A Cloud of Ministers

By Renee Ruchotzke

Image of clouds in the sky around the sun. Image by Gerd Altmann from Pixabay

Last summer, East Shore UU Church in Kirtland, Ohio had just been through a very difficult year. Along with the continued challenges with the pandemic, they had to say goodbye to their developmental minister after 5 years. The search for a new minister ended in disappointment, with no viable candidates available.

East Shore is part of a cluster of congregations in the greater Cleveland area. The ministers in the area meet regularly. After they learned about East Shore’s situation from the departing minister, the Rev. Denis LeTourneau Paul, a few colleagues offered to help.

I met with the church leadership and asked if they would be willing to try an experiment where we would have a team of very part time ministers work with them for the upcoming year.
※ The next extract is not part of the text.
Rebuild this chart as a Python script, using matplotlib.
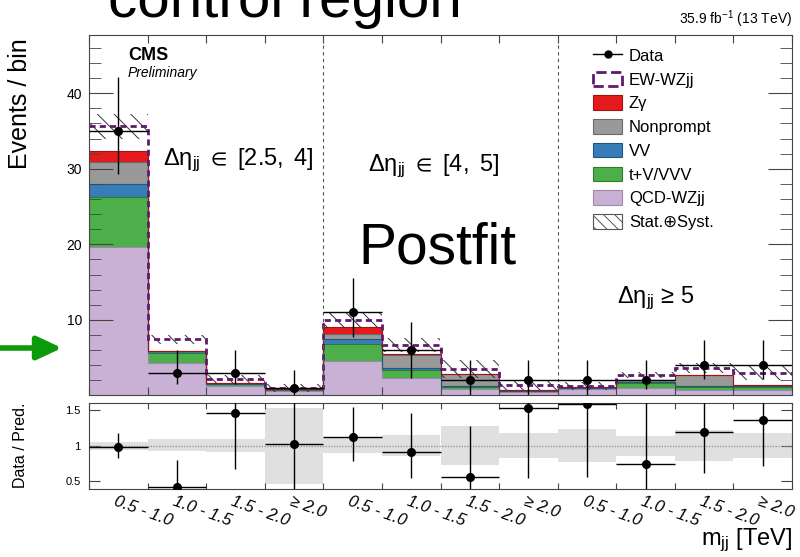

The leaders were appropriately skeptical, but they were willing to give it a try.

I then met with the four local ministers who had offered help: one retired minister (Rev. George Buchanan), two ministers who were full time chaplains at the local Veterans Administration hospital (Rev. Rina Shere and Rev. Joe Donatone), and one parish minister who was serving another local congregation full time (Rev. Meg Mathieson). We spent some time talking about each minister’s gifts and how much time and energy they might be able to share with East Shore. I also helped draft a sample memo of understanding (google doc) (MoU) that we modified for each minister’s availability. These MoUs were key to clearly communicating expectations around responsibilities and available hours, as well as specifying the financial compensation for this complicated arrangement.

I brought the four MoUs of understanding back to the congregation’s board, and the leadership took it from there. The finance folks figured out how much ministry they could afford, and the committee on ministry assessed the congregation’s needs, and worked out the details of the memos of understanding with the individual ministers. The board decided to commit to four months, after which they would revisit the arrangement with each minister. They also increased the hours of the Religious Educator, Halcyon Domanski, who helped with Sunday services and provided pastoral care with families.

The two chaplain ministers held a Saturday grief workshop for the congregation, which helped to set a tone of trust and vulnerability for the year. Two of the ministers were available up to two hours weekly (each, for a total of four hours) for pastoral care. Rev. Joe preached regularly (once a month) with sermon preparation time being part of his MoU. The other ministers preached occasionally. Rev. Joe met with the Committee on Ministry, Rev. George met with the board and Religious Educator. I (in my role as primary contact) met twice a month with the board chair, Mary Mason.

At the four month mark, the congregation made a few adjustments for the renewed MoUs for the remainder of the church year. They decided to ask Rev. Meg to work with the worship arts team, and they included extra paid time for the four ministers to meet monthly with one another.

What Went Well

  • Scheduling a monthly 60 minute meeting among the ministers greatly improved communication.
  • The ministers were able to play to their strengths and complemented each other, but no one of them acted as a strong leader. This was a great model of leadership and has rubbed off on the congregation.
  • Members liked having different ministers with different personalities. It felt like everyone could find a minister that they resonated with.
  • The congregation felt like they had an abundance of support.
  • The committee on ministry had a significant role in coordination – complimented the work of the board.
  • The congregation developed a stronger sense of ownership of the ministry and improved their self-confidence and resilience.

What We Learned

  • The ministers were very busy people who were taking on a lot of extra responsibility, so they needed to have strong boundaries around their time, so they were only able to offer a light touch. The congregation stepped up, with strong leadership on both the board and committee on ministry helping to make the arrangement work.
  • Giving 6 hours a month was the limit for a full-time parish minister from another congregation.
  • Giving 15 hours (with 6 hours as sermon preparation) was the limit for a full-time chaplain.
  • It would have been better to have an MoU for the full year, with a clause to renegotiate it as needed. The original 4 month term created some anxiety.
  • This worked for a year, but it would be difficult to make this arrangement work long-term.
  • The newsletter didn’t get the attention it used to. There wasn’t time for any of the ministers to write articles, and the sermon topics didn’t make it in.
  • The congregation needs to pay attention to keep leaders from burning out.
  • The key to making something like this work is patience and perseverance.

About the Author

Renee Ruchotzke

Rev. Renee Ruchotzke (ruh-HUT-skee) is a Congregational Life Consultant and program manager for Leadership Development.